On the one hand, in SQL, the required queries (respectively the first one for retrieving data from Tab. 1.1 and Tab. 1.2, while the second one for Tab. 2.1, Tab. 2.2, and Tab. 2.3) are:

     SQL 
   
   SELECT users.*
FROM users
INNER JOIN auths ON users.id = auths.user_fk
WHERE users.firstName = 'Paul' AND auths.name = 'admin' AND auths.level >= 3

     SQL 
   
 
 
   SELECT users.*
FROM users
INNER JOIN users_auths ON users.id = users_auths.user_fk
INNER JOIN auths ON auths.id = users_auths.auth_fk
WHERE users.firstName = 'Paul' AND auths.name = 'admin' AND auths.level >= 3 
  

On the other hand, in Cypher query language, the required query (for both cases) is:

     Cypher 
   
   MATCH (u:User)-[:HAS_AUTH]->(auth:Auth)
WHERE u.firstName = 'Paul' AND auth.name = 'admin' AND auth.level >= 3
RETURN u

While the SQL query needs one more JOIN clause, it can be noted that, in this specific case, not only the query written in Cypher query language does not present an additional clause or a variation on the MATCH path, but it also remains identical. No changes were necessary on the "query system" of the backend!

Conclusions

Wedge Engineering contributed as the technological partner within an international Project where a collaborative social platform has been designed as a decoupled Web Application in a 3-tier architecture composed of:

A backend module, a layered RESTful architecture, leveraging on the JakartaEE framework;
A knowledge graph, the NoSQL provided by the Neo4j Graph Database;
A frontend module, a single-page app based on HTML, CSS, and JavaScript, exploiting the Angular framework.

The most challenging design choice we had to face was about using a driver that exploits natively the Cypher query language or leveraging on the OGM library to simplify DAO implementations: we discovered that building an entire application with custom queries written in Cypher query language is neither feasible nor scalable at all, while OGM may be not efficient enough when dealing with large data hierarchies that involve a significant number of relationships involving referenced external entities.

We finally opted for a custom approach exploiting OGM as the reference solutions for mapping nodes and edges in an ORM-like perspective and supporting the implementation of ad hoc DAOs, therefore optimizing punctually with custom query methods that were incapable of performing well.

In conclusion, we can claim that the adopted software architecture well responded to changes in the knowledge graph schema and completely fulfilled customer needs while easing efforts made by the Wedge Engineering developers team.

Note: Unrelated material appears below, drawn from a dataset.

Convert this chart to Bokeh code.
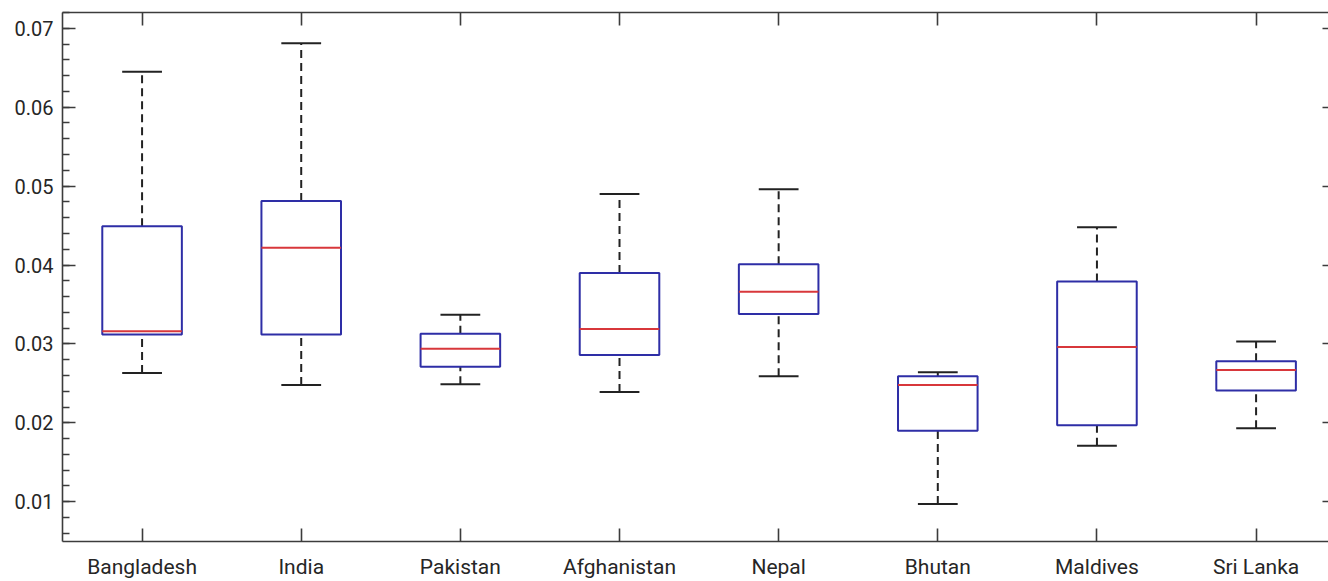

Nevertheless, some threats have to be considered before adopting this architecture:

SQL is far more common expertise than Cypher query language → so it’s much easier to find -and thus to include within a development team- experts able to maintain code for RDBMS rather than for theNeo4j Graph Database;
Neo4j system requirements for on-premise production are relevant (i.e., for server-based environments, at least 8 GB are recommended) → this solution may not be the best fit for limited resources scenarios and for low-cost implementations;
At the best of our efforts, we didn’t find any open source editor “ready and easy to use” for navigating through the Neo4j Graph Database data structure (the official data browser of Neo4j does not allow data modifications through the GUI without custom MERGE/CREATE query) as there are many for RDBMS → this may be intrinsically caused by the characteristic data model which hardens the realization of tabular views of data.